I previously notified business clients that, starting 2024, new federal government regulations – known as BOI reporting – requires businesses to disclose their owners or partners.
However, in a surprising turn of events on the evening of March 1, 2024, a federal district court made a decision declaring the Corporate Transparency Act (CTA) unconstitutional, effectively suspending the implementation of the Beneficial Ownership Information (BOI) reporting requirement.
The CTA, which was passed on January 1, 2021, was a component of the 2021 National Defense Authorization Act aimed at combating money laundering and tax evasion. It mandated that certain companies operating in the United States report beneficial ownership information.
However, in 2022, the National Small Business Association, a non-profit corporation based in Ohio, took legal action against the U.S. Treasury Department. They alleged that the mandatory disclosure requirements of the CTA exceeded the authority granted by Congress under Article I of the Constitution and violated multiple constitutional amendments, including the First, Fourth, Fifth, Ninth, and Tenth Amendments.

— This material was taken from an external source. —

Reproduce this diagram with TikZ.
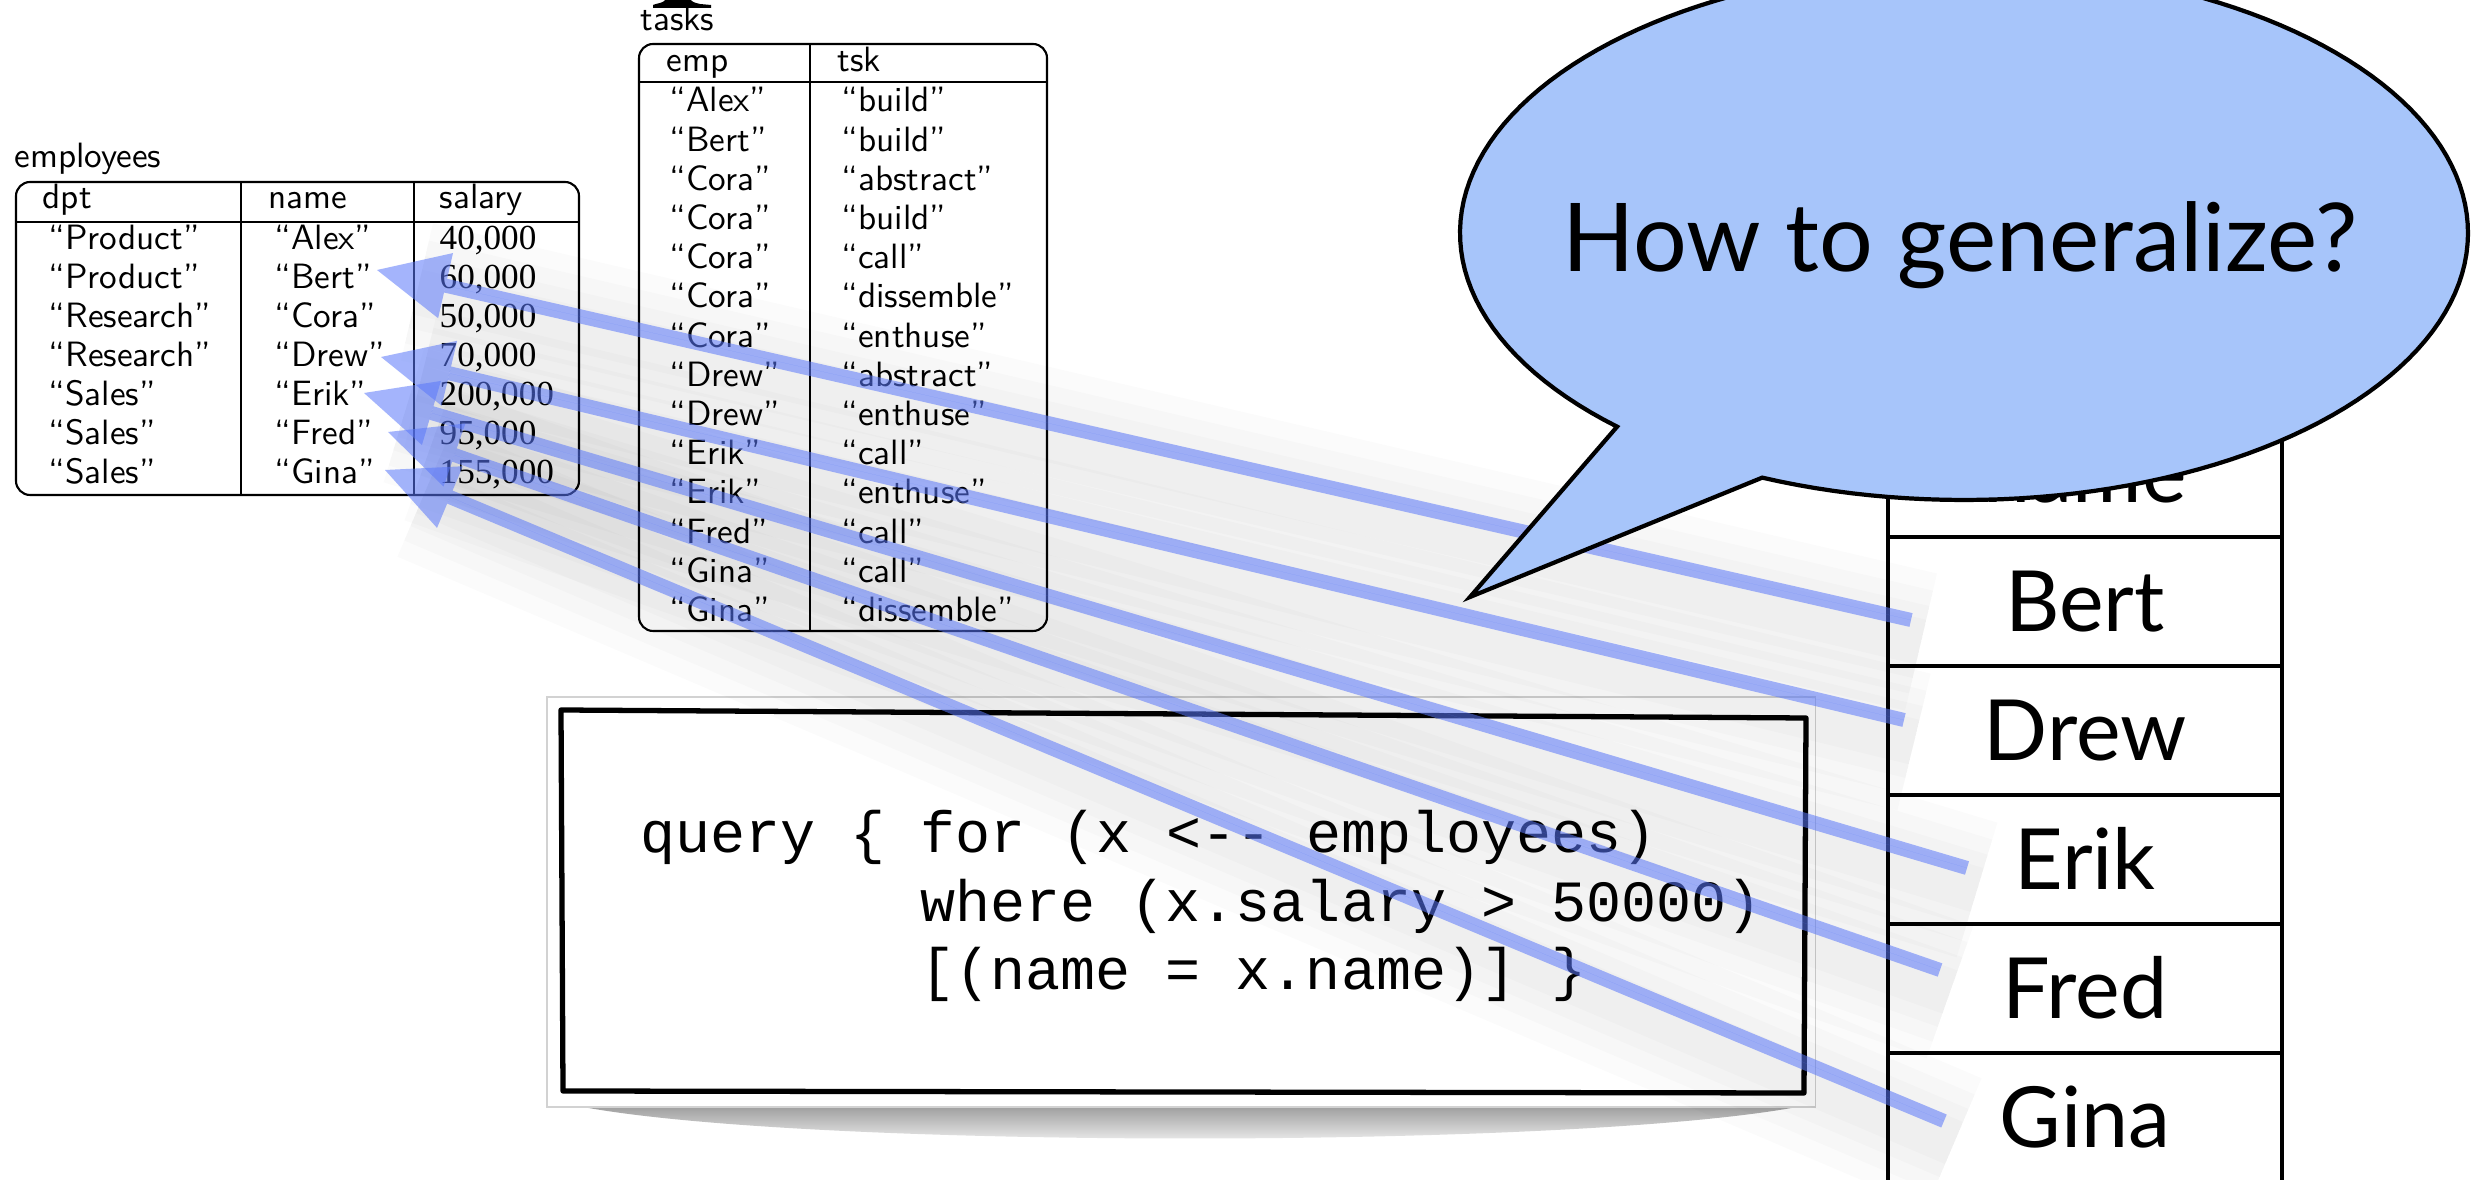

This ruling marks a significant development in the ongoing debate surrounding financial transparency and regulatory measures aimed at preventing illicit financial activities. The decision by the federal district court has immediate implications for businesses subject to the CTA’s reporting requirements and could potentially lead to further legal and legislative actions to address concerns raised by both proponents and opponents of the law.